Little jigsaw pieces

Sometimes it feels as though everywhere I go, I’m telling a dfferent version of my story. Even from minute to minute. I get confused about things; handing my mum peppermint teabags like she asked, only it turns out she didn’t ask, so I can only assume it was a dream.

Hey, tthat’s something I know. I like tea. I really bloody like tea. I also like Karl Pilkington, and sometimes my laugh is dirty. Sometimes it’s like a hyena’s. 

Today smelt of incense and hot water bottle rubber. It felt like cold feet and stomach cramps, eyes burning with tears. It tasted like tea (the proper stuff), cheese pizza and second-hand Oragel. It sounded like coughing and laughing, and annoying accents on the telly. It looked like fairylight reflections, swollen cheeks and sunken eyes. 

The tree died. It collapsed on itself completely, which was hilarious as it’s artificial.
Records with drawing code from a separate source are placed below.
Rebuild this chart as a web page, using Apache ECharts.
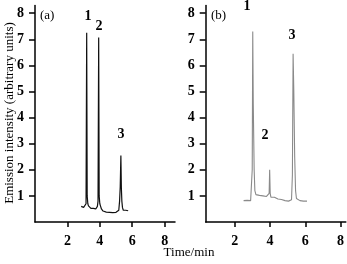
<!DOCTYPE html>
<html><head><meta charset="utf-8">
<script src="https://cdn.jsdelivr.net/npm/echarts@6/dist/echarts.min.js"></script>
<style>html,body{margin:0;padding:0;background:#fff}#c{width:347px;height:264px}</style>
</head><body><div id="c"></div>
<script>
var xTicks = [2, 4, 6, 8];
var yTicks = [1, 2, 3, 4, 5, 6, 7, 8];
var traceA = [[2.85,0.6],[2.9,0.58],[2.95,0.6],[3.0,0.56],[3.05,0.6],[3.1,0.55],[3.15,0.7],[3.19,7.25],[3.22,1.0],[3.26,0.7],[3.3,0.62],[3.35,0.55],[3.4,0.6],[3.45,0.52],[3.5,0.55],[3.55,0.5],[3.6,0.52],[3.65,0.5],[3.7,0.52],[3.75,0.5],[3.8,0.55],[3.85,0.6],[3.89,0.8],[3.93,7.07],[3.96,1.0],[4.0,0.7],[4.05,0.6],[4.1,0.5],[4.15,0.45],[4.2,0.42],[4.25,0.45],[4.3,0.4],[4.4,0.38],[4.5,0.4],[4.6,0.37],[4.7,0.38],[4.8,0.36],[4.9,0.38],[5.0,0.37],[5.1,0.4],[5.17,0.45],[5.22,0.8],[5.26,1.35],[5.3,2.55],[5.33,1.3],[5.36,0.8],[5.4,0.55],[5.45,0.45],[5.5,0.5],[5.55,0.42],[5.6,0.45],[5.65,0.4],[5.7,0.46],[5.75,0.43]];
var traceB = [[2.5,0.82],[2.6,0.8],[2.7,0.83],[2.8,0.8],[2.9,0.82],[2.95,0.85],[2.99,2.0],[3.02,7.3],[3.05,4.5],[3.1,2.0],[3.14,1.2],[3.2,1.05],[3.3,1.0],[3.4,1.02],[3.5,0.98],[3.6,1.0],[3.7,0.95],[3.8,0.98],[3.9,0.95],[3.95,1.1],[3.98,2.0],[4.01,1.1],[4.05,0.95],[4.15,0.92],[4.25,0.95],[4.35,0.9],[4.45,0.88],[4.55,0.9],[4.65,0.86],[4.75,0.85],[4.85,0.82],[4.95,0.84],[5.05,0.8],[5.15,0.82],[5.22,0.85],[5.27,1.8],[5.31,6.45],[5.35,5.0],[5.4,2.5],[5.45,1.2],[5.5,0.9],[5.6,0.85],[5.7,0.82],[5.8,0.86],[5.9,0.8],[6.0,0.84],[6.1,0.8]];
var yTitle = 'Emission intensity (arbitrary units)';
var xTitle = 'Time/min';
var panelLabels = ['(a)', '(b)'];
var peakLabels = ['1', '2', '3'];

var serif = '"Liberation Serif", "DejaVu Serif", serif';
var chart = echarts.init(document.getElementById('c'), null, {renderer: 'canvas'});
function xAx(idx, min, max) {
  return {
    gridIndex: idx, type: 'value', min: min, max: max,
    axisLine: {show: true, lineStyle: {color: '#000', width: 1.5}},
    axisTick: {show: true, length: 5, lineStyle: {color: '#000', width: 1.5},
      customValues: xTicks},
    axisLabel: {show: true, color: '#000', fontFamily: serif, fontWeight: 'bold', fontSize: 14, margin: 12,
      customValues: xTicks},
    splitLine: {show: false}
  };
}
function yAx(idx) {
  return {
    gridIndex: idx, type: 'value', min: 0, max: 8.3,
    axisLine: {show: true, lineStyle: {color: '#000', width: 1.5}},
    axisTick: {show: true, length: 6, lineStyle: {color: '#000', width: 1.5}, customValues: yTicks},
    axisLabel: {show: true, color: '#000', fontFamily: serif, fontWeight: 'bold', fontSize: 14, margin: 11,
      customValues: yTicks},
    splitLine: {show: false}
  };
}
var opt = {
  animation: false,
  grid: [
    {left: 35, top: 5.4, width: 140, height: 216.6},
    {left: 205.7, top: 5.4, width: 140.7, height: 216.6}
  ],
  xAxis: [xAx(0, 0, 8.64), xAx(1, 0.35, 8.3)],
  yAxis: [yAx(0), yAx(1)],
  series: [
    {type: 'line', xAxisIndex: 0, yAxisIndex: 0, data: traceA, showSymbol: false,
      lineStyle: {color: '#111', width: 1.2}},
    {type: 'line', xAxisIndex: 1, yAxisIndex: 1, data: traceB, showSymbol: false,
      lineStyle: {color: '#8a8a8a', width: 1.1}}
  ],
  graphic: [
    {type: 'text', x: 10, y: 113, rotation: Math.PI / 2, style: {text: yTitle, font: '13px ' + serif, fill: '#000', align: 'center', verticalAlign: 'middle'}},
    {type: 'text', x: 189, y: 253, style: {text: xTitle, font: '13px ' + serif, fill: '#000', align: 'center', verticalAlign: 'middle'}},
    {type: 'text', x: 40, y: 16, style: {text: panelLabels[0], font: '13px ' + serif, fill: '#000', align: 'left', verticalAlign: 'middle'}},
    {type: 'text', x: 211, y: 16, style: {text: panelLabels[1], font: '13px ' + serif, fill: '#000', align: 'left', verticalAlign: 'middle'}},
    {type: 'text', x: 88, y: 16, style: {text: peakLabels[0], font: 'bold 14px ' + serif, fill: '#000', align: 'center', verticalAlign: 'middle'}},
    {type: 'text', x: 99, y: 26, style: {text: peakLabels[1], font: 'bold 14px ' + serif, fill: '#000', align: 'center', verticalAlign: 'middle'}},
    {type: 'text', x: 121, y: 134, style: {text: peakLabels[2], font: 'bold 14px ' + serif, fill: '#000', align: 'center', verticalAlign: 'middle'}},
    {type: 'text', x: 247, y: 6, style: {text: peakLabels[0], font: 'bold 14px ' + serif, fill: '#000', align: 'center', verticalAlign: 'middle'}},
    {type: 'text', x: 265, y: 135, style: {text: peakLabels[1], font: 'bold 14px ' + serif, fill: '#000', align: 'center', verticalAlign: 'middle'}},
    {type: 'text', x: 292, y: 35, style: {text: peakLabels[2], font: 'bold 14px ' + serif, fill: '#000', align: 'center', verticalAlign: 'middle'}}
  ]
};
chart.setOption(opt);
</script></body></html>
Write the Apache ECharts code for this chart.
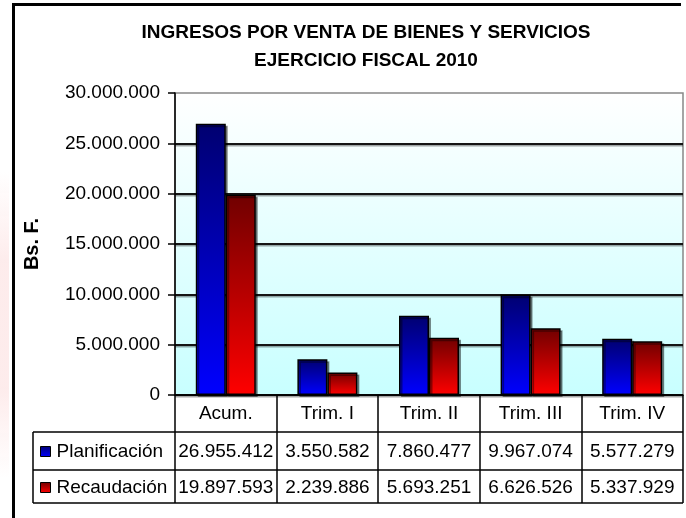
<!DOCTYPE html>
<html>
<head>
<meta charset="utf-8">
<script src="https://cdn.jsdelivr.net/npm/echarts@6/dist/echarts.min.js"></script>
<style>
  html, body { margin: 0; padding: 0; background: #fff; }
  #chart { width: 686px; height: 518px; }
</style>
</head>
<body>
<div id="chart"></div>
<script>
// datos del gráfico
const categories = ["Acum.", "Trim. I", "Trim. II", "Trim. III", "Trim. IV"];
const planificacion = [26955412, 3550582, 7860477, 9967074, 5577279];
const recaudacion = [19897593, 2239886, 5693251, 6626526, 5337929];
const yTicks = { min: 0, max: 30000000, interval: 5000000 };

const FONT = "Liberation Sans";

function fmt(n) {
  return String(n).replace(/\B(?=(\d{3})+(?!\d))/g, ".");
}

const chart = echarts.init(document.getElementById("chart"));

const blueGrad = new echarts.graphic.LinearGradient(0, 0, 0, 1, [
  { offset: 0, color: "#000070" },
  { offset: 1, color: "#0000ff" }
]);
const redGrad = new echarts.graphic.LinearGradient(0, 0, 0, 1, [
  { offset: 0, color: "#700000" },
  { offset: 1, color: "#ff0000" }
]);

// filas de la tabla de datos (ejes extra con etiquetas)
function rowAxis(values, margin) {
  return {
    type: "category",
    data: categories,
    position: "bottom",
    axisLine: { show: false },
    axisTick: { show: false },
    axisLabel: {
      interval: 0,
      margin: margin,
      color: "#000",
      fontFamily: FONT,
      fontSize: 19,
      formatter: (v, i) => fmt(values[i])
    }
  };
}

const line = (x1, y1, x2, y2, w) => ({
  type: "line",
  shape: { x1, y1, x2, y2 },
  style: { stroke: "#000", lineWidth: w || 1.5 },
  z: 100
});

let option = {
  animation: false,
  textStyle: { fontFamily: FONT },
  title: {
    text: "INGRESOS POR VENTA DE BIENES Y SERVICIOS\nEJERCICIO FISCAL 2010",
    left: 361,
    top: 14,
    textAlign: "center",
    textStyle: {
      fontFamily: FONT,
      fontSize: 19,
      fontWeight: "bold",
      color: "#000",
      lineHeight: 28,
      align: "center"
    }
  },
  legend: {
    orient: "vertical",
    left: 35,
    top: 437,
    itemWidth: 10,
    itemHeight: 10,
    itemGap: 17,
    icon: "rect",
    itemStyle: { borderColor: "#000", borderWidth: 1 },
    textStyle: { fontFamily: FONT, fontSize: 19, color: "#000", padding: [0, 0, 0, 1] },
    data: ["Planificación", "Recaudación"]
  },
  grid: {
    left: 175,
    right: 3,
    top: 93,
    bottom: 123,
    show: true,
    borderColor: "#888",
    borderWidth: 1.5,
    backgroundColor: new echarts.graphic.LinearGradient(0, 0, 0, 1, [
      { offset: 0, color: "#ffffff" },
      { offset: 1, color: "#c8ffff" }
    ])
  },
  xAxis: [
    {
      type: "category",
      data: categories,
      position: "bottom",
      axisLine: { lineStyle: { color: "#000", width: 1.5 } },
      axisTick: { show: true, length: 108, lineStyle: { color: "#000", width: 1.5 } },
      axisLabel: { interval: 0, margin: 9, color: "#000", fontFamily: FONT, fontSize: 19 }
    },
    rowAxis(planificacion, 47),
    rowAxis(recaudacion, 83)
  ],
  yAxis: {
    type: "value",
    min: yTicks.min,
    max: yTicks.max,
    interval: yTicks.interval,
    name: "Bs. F.",
    nameLocation: "middle",
    nameRotate: 90,
    nameGap: 133,
    nameTextStyle: { fontFamily: FONT, fontSize: 20, fontWeight: "bold", color: "#000" },
    axisLine: { show: true, lineStyle: { color: "#000", width: 1.5 } },
    axisTick: { show: true, length: 7, lineStyle: { color: "#000", width: 1.5 } },
    axisLabel: { margin: 15, color: "#000", fontFamily: FONT, fontSize: 19, formatter: v => fmt(v) },
    splitLine: {
      show: true,
      showMaxLine: false,
      lineStyle: { color: "#151515", width: 2, shadowColor: "rgba(0,0,0,0.35)", shadowOffsetY: 1.5 }
    }
  },
  series: [
    {
      name: "Planificación",
      type: "bar",
      data: planificacion,
      barWidth: 30,
      barGap: "0%",
      itemStyle: {
        color: blueGrad,
        borderColor: "#000",
        borderWidth: 1.5,
        shadowColor: "rgba(0,0,0,0.4)",
        shadowOffsetX: 2,
        shadowOffsetY: 2
      }
    },
    {
      name: "Recaudación",
      type: "bar",
      data: recaudacion,
      barWidth: 30,
      itemStyle: {
        color: redGrad,
        borderColor: "#000",
        borderWidth: 1.5,
        shadowColor: "rgba(0,0,0,0.4)",
        shadowOffsetX: 2,
        shadowOffsetY: 2
      }
    }
  ],
  graphic: [
    // marco exterior
    line(12, 4.5, 681, 4.5, 3),
    line(13.5, 3, 13.5, 518, 3),
    // mancha rosada a la izquierda
    {
      type: "rect",
      shape: { x: 0, y: 170, width: 9, height: 310 },
      style: {
        fill: new echarts.graphic.LinearGradient(0, 0, 0, 1, [
          { offset: 0, color: "rgba(250,200,200,0)" },
          { offset: 0.3, color: "rgba(250,200,200,0.35)" },
          { offset: 0.7, color: "rgba(250,200,200,0.35)" },
          { offset: 1, color: "rgba(250,200,200,0)" }
        ])
      },
      silent: true
    },
    // líneas de la tabla de datos
    line(33, 432, 683, 432),
    line(33, 470, 683, 470),
    line(33, 503, 683, 503),
    line(33, 432, 33, 503)
  ]
};

chart.setOption(option);
</script>
</body>
</html>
I empathise with it, sincerely!  The sky and blue and pink bits in it, and it didn’t rain so much today. 

I’m drip-feeding information about myself. Some I’d rather forget, but I mention because it helps form the core of who I am.

I live with my partner of (almost) three years and I can’t imagine him not being here. I love him (to the moon and back).

I’m an empath and highly introverted. I love the people I keep in my life so much that sometimes I shut down completely.

I experienced many years of sexual and psychological abuse from early childhood. It was severe, but what abuse isn’t?